The term “smart contract” itself was coined in the 1990s in an academic paper created by Nick Szabo, a prominent computer scientist and cryptographer that was also responsible for developing one of the earliest precursors to Bitcoin, known as Bit Gold. 

Szabo initially described smart contracts for a variety of basic purposes like fraud reduction and enforcing contractual arrangements, but later expanded the potential use-cases of the technology to include digital cash, smart property, and more in a 1996 paper. 

Ethereum implemented a Turing-complete language on its blockchain, allowing for complex and sophisticated logic in its smart contracts.

How smart contracts work

Smart contracts work by following simple statements that are written into code on a blockchain. A network of computers executes the actions when predetermined conditions have been met and verified. 

These actions can entail paying out money to the appropriate parties, registering a car, sending out notices, or issuing a ticket. When the transaction is finished, the blockchain is then updated. As a result, the transaction cannot be modified, and only parties to whom permission has been granted can view the outcome.

Within a smart contract, there can be as many stipulations as needed to satisfy the participants that the task will be completed satisfactorily. To establish the terms, participants must determine how transactions and their data are represented on the blockchain, agree on the rules that govern those transactions, explore all possible exceptions, and define a framework for resolving disputes.

A developer can then program a smart contract, though more and more businesses using blockchain for business are using templates, web interfaces, and other online tools to make creating smart contracts easier.

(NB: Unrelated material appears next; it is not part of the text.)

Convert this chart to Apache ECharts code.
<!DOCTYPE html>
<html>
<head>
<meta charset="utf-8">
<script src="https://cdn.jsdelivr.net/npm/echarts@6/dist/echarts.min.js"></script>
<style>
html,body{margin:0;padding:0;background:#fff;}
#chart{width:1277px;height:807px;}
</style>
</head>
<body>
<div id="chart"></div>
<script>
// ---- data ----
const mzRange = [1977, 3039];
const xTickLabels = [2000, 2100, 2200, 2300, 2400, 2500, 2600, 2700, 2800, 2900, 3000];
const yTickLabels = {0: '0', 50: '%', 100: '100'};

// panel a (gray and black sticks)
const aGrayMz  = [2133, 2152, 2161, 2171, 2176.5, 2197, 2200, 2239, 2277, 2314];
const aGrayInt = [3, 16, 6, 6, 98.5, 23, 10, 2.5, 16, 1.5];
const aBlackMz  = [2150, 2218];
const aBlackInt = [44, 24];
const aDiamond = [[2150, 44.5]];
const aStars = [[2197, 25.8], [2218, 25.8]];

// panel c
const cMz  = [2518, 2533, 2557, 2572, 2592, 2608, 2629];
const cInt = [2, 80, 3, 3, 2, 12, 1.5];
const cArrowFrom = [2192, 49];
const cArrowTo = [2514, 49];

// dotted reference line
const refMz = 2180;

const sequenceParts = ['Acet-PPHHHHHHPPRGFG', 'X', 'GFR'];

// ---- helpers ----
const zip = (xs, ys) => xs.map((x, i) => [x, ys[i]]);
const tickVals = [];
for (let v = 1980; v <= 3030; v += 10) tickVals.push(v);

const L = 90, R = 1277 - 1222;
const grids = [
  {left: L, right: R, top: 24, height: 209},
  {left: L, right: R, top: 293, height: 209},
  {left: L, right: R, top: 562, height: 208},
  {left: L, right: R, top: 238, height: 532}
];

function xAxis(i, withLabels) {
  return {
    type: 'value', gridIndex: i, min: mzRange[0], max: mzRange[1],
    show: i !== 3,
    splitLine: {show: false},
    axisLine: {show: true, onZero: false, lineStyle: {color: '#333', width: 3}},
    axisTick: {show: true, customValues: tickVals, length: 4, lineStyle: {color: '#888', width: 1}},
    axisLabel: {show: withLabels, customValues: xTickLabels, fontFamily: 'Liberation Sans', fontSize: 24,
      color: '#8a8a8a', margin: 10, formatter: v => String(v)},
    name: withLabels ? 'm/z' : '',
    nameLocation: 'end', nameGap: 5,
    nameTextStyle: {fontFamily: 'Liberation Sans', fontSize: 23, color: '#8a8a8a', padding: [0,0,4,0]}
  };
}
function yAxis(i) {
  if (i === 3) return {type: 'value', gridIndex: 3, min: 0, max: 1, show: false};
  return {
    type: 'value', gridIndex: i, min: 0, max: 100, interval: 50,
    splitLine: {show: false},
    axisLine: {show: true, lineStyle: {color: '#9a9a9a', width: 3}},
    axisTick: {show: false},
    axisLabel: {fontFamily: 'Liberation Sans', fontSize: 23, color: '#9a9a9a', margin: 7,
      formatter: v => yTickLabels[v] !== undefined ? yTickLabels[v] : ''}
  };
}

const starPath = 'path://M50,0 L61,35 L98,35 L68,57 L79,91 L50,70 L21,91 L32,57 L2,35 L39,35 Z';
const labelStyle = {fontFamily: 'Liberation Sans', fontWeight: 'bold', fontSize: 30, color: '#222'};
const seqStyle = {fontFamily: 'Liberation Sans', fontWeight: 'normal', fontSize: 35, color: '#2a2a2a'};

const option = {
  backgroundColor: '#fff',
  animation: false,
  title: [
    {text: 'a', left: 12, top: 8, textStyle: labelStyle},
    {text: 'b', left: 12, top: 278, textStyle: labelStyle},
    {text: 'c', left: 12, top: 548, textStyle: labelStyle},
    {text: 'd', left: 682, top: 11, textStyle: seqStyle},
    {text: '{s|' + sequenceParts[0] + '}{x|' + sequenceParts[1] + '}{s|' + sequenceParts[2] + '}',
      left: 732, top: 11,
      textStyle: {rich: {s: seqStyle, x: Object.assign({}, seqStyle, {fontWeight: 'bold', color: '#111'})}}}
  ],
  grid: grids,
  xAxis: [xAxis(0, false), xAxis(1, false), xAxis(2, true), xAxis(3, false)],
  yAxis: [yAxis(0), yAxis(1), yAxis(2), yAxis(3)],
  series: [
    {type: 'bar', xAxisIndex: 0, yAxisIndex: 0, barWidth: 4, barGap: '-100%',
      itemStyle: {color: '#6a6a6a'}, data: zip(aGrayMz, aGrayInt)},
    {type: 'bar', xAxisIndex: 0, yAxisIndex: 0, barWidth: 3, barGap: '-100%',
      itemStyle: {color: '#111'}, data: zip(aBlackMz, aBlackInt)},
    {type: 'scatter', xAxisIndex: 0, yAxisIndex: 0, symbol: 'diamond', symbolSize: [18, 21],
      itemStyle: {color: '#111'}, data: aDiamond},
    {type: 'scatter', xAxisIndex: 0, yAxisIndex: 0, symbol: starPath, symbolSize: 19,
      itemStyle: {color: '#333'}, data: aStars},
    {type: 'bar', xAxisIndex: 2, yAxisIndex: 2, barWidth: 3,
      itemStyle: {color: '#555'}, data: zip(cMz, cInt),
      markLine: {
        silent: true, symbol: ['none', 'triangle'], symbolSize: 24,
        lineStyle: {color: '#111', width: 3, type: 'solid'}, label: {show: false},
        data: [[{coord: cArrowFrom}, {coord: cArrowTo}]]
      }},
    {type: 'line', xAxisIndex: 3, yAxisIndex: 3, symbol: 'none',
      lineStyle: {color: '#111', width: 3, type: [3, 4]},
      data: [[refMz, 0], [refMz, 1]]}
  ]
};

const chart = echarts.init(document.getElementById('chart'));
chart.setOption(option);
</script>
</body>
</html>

Benefits of smart contracts

  • They are fast, efficient, and accurate; Once a condition is met, the contract is executed immediately. Because smart contracts are digital and automated, there’s no paperwork to process and no time spent reconciling errors that often result from manually filling in documents.
  • There is more trust and transparency; Because there’s no third party involved, and because encrypted records of transactions are shared across participants, there’s no need to question whether information has been altered for personal benefit.
  • More security; Blockchain transaction records are encrypted, which makes them very hard to hack. Moreover, because each record is connected to the previous and subsequent records on a distributed ledger, hackers would have to alter the entire chain to change a single record.
  • Increased savings; Smart contracts remove the need for intermediaries to handle transactions and, by extension, their associated time delays and fees.

Smart contracts are a relatively new technology, but they have already seen widespread implementation among crypto projects. They have been used to power popular DeFi protocols like Compound, Aave, Uniswap, and hundreds of others. 

Some Governments have already adopted smart contracts for example, in Denmark, Dutch bank ING has co-created Fnality, a blockchain-based trade-settlement system using smart contracts. In addition, Sweden’s government has tested a blockchain-based land registry for proving the ownership of land, which is built on smart contracts.

Conclusively, we’re still in the early days of what smart contracts can do. However, there are companies and even governments experimenting with their potential already. They are now used for a huge range of tasks, including digital identities, supply chain management, insurance, data storage, and a whole lot more.